If we're being honest, most of our March Madness brackets imploded in some way over the last few weeks and now hold on by a thread with the Final Four in a few days.
However, Will Geoghegan's men's bracket is still intact and in the top 0.2% of more than 14 million brackets on ESPN after training a machine learning model to fill out his bracket for the Big Dance.
"I think it's cool that something like this can work well. Because we look at March Madness and we see all the craziness and all the upsets that no one saw coming, like Oral Roberts and UCLA," Geoghegan says. "But, at the end of the day, it's two one seeds and a two seed in the Final Four. And so these analytics can still be successful even in such a kind of volatile format as March Madness."
This isn't the first time the former professional runner, who now works in the computer science industry, has done something like this but it's possibly the most success he's had with a sports machine learning model. Close to seven years ago, Geoghegan created a model to draft his fantasy football team.
It worked until Adrian Peterson, who the model selected first, was suspended for the season.
"I've always liked kind of applying this stuff to things like sports because anything with a lot of data that's available, you can usually make a good model," Geoghegan said. "Sports and data definitely go hand in hand in this."
A few years later, he trained a machine learning model to fill out a March Madness bracket; however, it wasn't as successful as this year's because of overfitting. The model was too specific and complicated, so it learned the data he gave really well versus extrapolating into the future.

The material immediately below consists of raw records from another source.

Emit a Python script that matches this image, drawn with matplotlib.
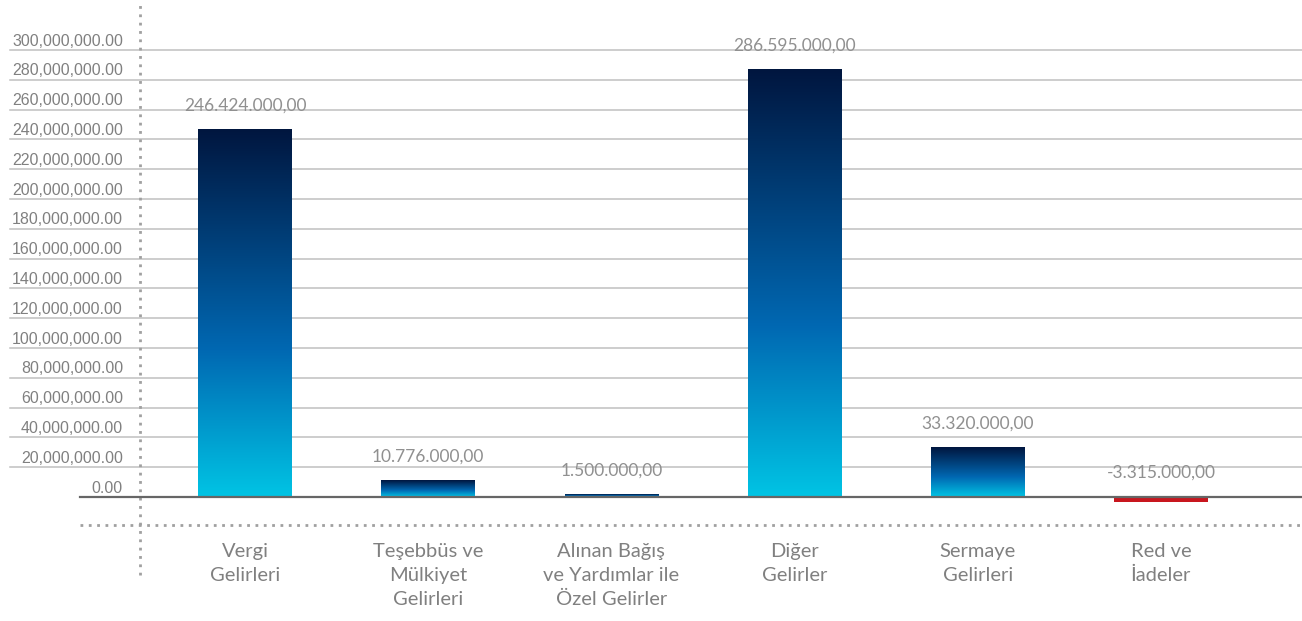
import numpy as np
import matplotlib
matplotlib.use("Agg")
import matplotlib.pyplot as plt
from matplotlib.colors import LinearSegmentedColormap
from matplotlib.transforms import blended_transform_factory

# data (millions)
categories = ["Vergi\nGelirleri", "Teşebbüs ve\nMülkiyet\nGelirleri",
              "Alınan Bağış\nve Yardımlar ile\nÖzel Gelirler",
              "Diğer\nGelirler", "Sermaye\nGelirleri", "Red ve\nİadeler"]
values = [246.424, 10.776, 1.5, 286.595, 33.32, -3.315]
value_labels = ["246.424.000,00", "10.776.000,00", "1.500.000,00",
                "286.595.000,00", "33.320.000,00", "-3.315.000,00"]
yticks = list(range(0, 301, 20))
ytick_labels = ["0.00"] + ["{:,}.00".format(t * 1000000) for t in yticks[1:]]

W, H = 1302, 621
fig = plt.figure(figsize=(W / 100, H / 100), dpi=100)
ax = fig.add_axes([0, 0, 1, 1])
ax.axis("off")

# pixel mapping
step = 183.2
x0 = 245
zero_px = 497
ppm = 1.49  # px per million
xlim = (-x0 / step, (W - x0) / step)
ylim = (-(H - zero_px) / ppm, zero_px / ppm)

cmap = LinearSegmentedColormap.from_list(
    "blu", [(0, "#00c4e4"), (0.4, "#0068b2"), (1, "#00163f")])
grad = np.linspace(0, 1, 256).reshape(-1, 1)

bw = 0.51
tf = blended_transform_factory(ax.transAxes, ax.transData)

# grid lines and tick labels
for t in yticks[1:]:
    ax.plot([10 / W, 1], [t, t], transform=tf, color="#c0c0c0", lw=1.1, zorder=1)
for t, lab in zip(yticks, ytick_labels):
    ax.text(123 / W, t + 1.0, lab, transform=tf, ha="right", va="bottom",
            fontsize=11.5, color="#808080", family="Liberation Sans")

# zero line
ax.plot([80 / W, 1], [0, 0], transform=tf, color="#666666", lw=1.6, zorder=4)

# dotted frame lines
ax.plot([80 / W, 1], [-(525 - zero_px) / ppm] * 2, transform=tf,
        color="#a0a0a0", lw=2, ls=(0, (1, 2)), zorder=1)
xv = (140 - x0) / step
ax.plot([xv, xv], [(zero_px - 575) / ppm, (zero_px - 5) / ppm],
        color="#a0a0a0", lw=2, ls=(0, (1, 2)), zorder=1)

for i, (v, vl, cat) in enumerate(zip(values, value_labels, categories)):
    if v > 0:
        ax.imshow(grad, cmap=cmap, origin="lower", aspect="auto",
                  extent=[i - bw / 2, i + bw / 2, 0, v], zorder=3)
        ty = v
    else:
        ax.bar(i, v, width=bw, color="#c8161e", zorder=3)
        ty = 0
    ax.text(i, ty + 24 / ppm, vl, ha="center", va="center",
            fontsize=12.5, color="#909090", family="Lato")
    ax.text(i, -(543 - zero_px) / ppm, cat, ha="center", va="top",
            fontsize=14.5, color="#808080", family="Lato",
            linespacing=1.5)

ax.set_xlim(*xlim)
ax.set_ylim(*ylim)

fig.savefig("out.png", dpi=100)
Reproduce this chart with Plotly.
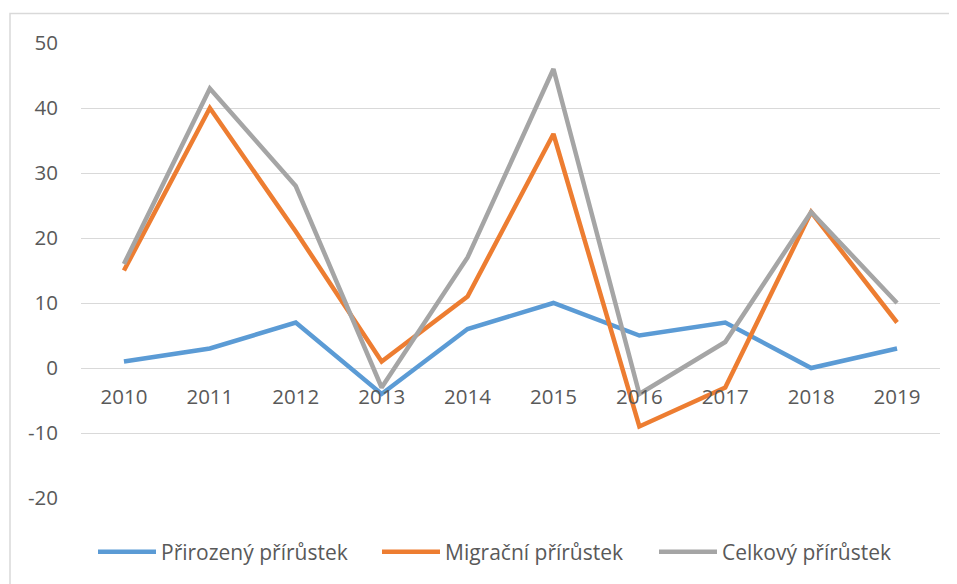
import plotly.graph_objects as go

years = ["2010", "2011", "2012", "2013", "2014", "2015", "2016", "2017", "2018", "2019"]
prirozeny = [1, 3, 7, -4, 6, 10, 5, 7, 0, 3]
migracni = [15, 40, 21, 1, 11, 36, -9, -3, 24, 7]
celkovy = [16, 43, 28, -3, 17, 46, -4, 4, 24, 10]
ytick_vals = [-20, -10, 0, 10, 20, 30, 40, 50]
ytick_text = ["-20", "-10", "0", "10", "20", "30", "40", "50"]

names = ["Přirozený přírůstek", "Migrační přírůstek", "Celkový přírůstek"]
colors = ["#5B9BD5", "#ED7D31", "#A5A5A5"]

# page body has an 8px default margin; compensate so the plot lands where wanted
OFF = 8
W, H = 957, 584
PL, PR, PT, PB = 81, 940, 43, 498          # desired plot box in screen pixels
L = PL - OFF
T = PT - OFF
pw, ph = PR - PL, PB - PT
R = W - L - pw
B = H - T - ph

def px_x(sx):
    return (sx - PL) / pw

def px_y(sy):
    return (PB - sy) / ph

fig = go.Figure()
legends = ["legend", "legend2", "legend3"]
for name, vals, c, lg in zip(names, [prirozeny, migracni, celkovy], colors, legends):
    fig.add_trace(go.Scatter(x=years, y=vals, name=name, mode="lines",
                             line=dict(color=c, width=4.5), legend=lg))

font = dict(family="Open Sans, Liberation Sans, sans-serif", size=20.5, color="#595959")
lfont = dict(family="Open Sans, Liberation Sans, sans-serif", size=21, color="#595959")

ymin, ymax = -20, 50
line_starts = [99, 383, 660]

def leg(sx):
    return dict(orientation="h", x=px_x(sx - 6), xanchor="left",
                y=px_y(552), yanchor="middle", font=lfont, itemwidth=58,
                bgcolor="rgba(0,0,0,0)")

fig.update_layout(
    width=W, height=H,
    margin=dict(l=L, r=R, t=T, b=B, autoexpand=False),
    paper_bgcolor="white", plot_bgcolor="white",
    font=font,
    xaxis=dict(type="category", range=[-0.5, 9.5], showgrid=False, showline=False,
               zeroline=False, ticks="", anchor="free", automargin=False,
               position=(0 - ymin) / (ymax - ymin), ticklabelstandoff=14),
    yaxis=dict(range=[ymin, ymax], tickvals=ytick_vals, ticktext=ytick_text,
               showgrid=True, gridcolor="#D9D9D9", automargin=False,
               gridwidth=1, zeroline=False, showline=False, ticks="",
               ticklabelstandoff=22),
    legend=leg(line_starts[0]),
    legend2=leg(line_starts[1]),
    legend3=leg(line_starts[2]),
    showlegend=True,
)

fig.add_shape(type="rect", xref="paper", yref="paper",
              x0=px_x(10), x1=px_x(990),
              y0=px_y(640), y1=px_y(13.5),
              line=dict(color="#D9D9D9", width=1.5), fillcolor="rgba(0,0,0,0)",
              layer="below")

fig.write_html("out.html")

"No matter how you know how perfectly tuned your model is, these are still games that are being played and there's a huge element of randomness," Geoghegan. "Not randomness from the player's perspective necessarily but from the model's perspective. Sometimes the worst team will win, and that's just how it goes. The biggest takeaway was just making kind of a good, general model that didn't try is too hard to get everything right but just has a good kind of high-level map of where things stand."
Taking what he learned from previous codes and models, Geoghegan used AdaBoost, which he said is essentially "an algorithm for combining a collection of relatively weak predictors into a single strong predictor." He pulled data from the Massey Ratings instead of using player or game-level data.
Essentially, the model aggregated the opinions of experts who create the college basketball rankings. It used the seeds and the various ranking systems as weak predictors with training data going back to 2003.
"It's able to kind of find the relationships between them in a way to combine all of them into one kind of rating system," Geoghegan said. "If you get really into the math, you can prove that it's guaranteed to do better than the best single rating system."
Within three hours, his model and bracket were set, and when he compared it to his bracket he did by hand, the picks were logical and not too wildly outrageous. Geoghegan said none of the picks really made him scratch his head too much.
And it worked. The model correctly predicted Rutgers over Clemson, USC over Kansas, Arkansas in the Elite Eight and Houston in the Final Four. The biggest miss, like most brackets, was UCLA's overtime upset of Alabama.
The model also didn't predict Cinderella-esque teams like UCLA or Oral Roberts. The data stops with the end of the conference championships, so if a team, like those or Oregon State, suddenly gets hot in the tournament, the model most likely won't predict that.
The model originally predicted that Baylor would beat Gonzaga, 69–57. However, it now thinks the Zags will be crowned the national champions and become the first undefeated men's college basketball team since Indiana during the 1975–76 season.
In the future, Geoghegan is planning to use more data with a similar approach since this system only looked at how teams were rated going into the tournament versus how ratings changed throughout the season.
"I've always been into programming. There's a creative aspect to it, where you're starting with a blank file, and you're creating something," Geoghegan said. "And I think it's really cool on the data side to be able to take megabytes worth of ones and zeros and turn it into useful predictions about the future and about the world.
"Obviously, March Madness isn't as high impact as a lot of other applications of this stuff. But it's turning data into useful insights about the world we live in."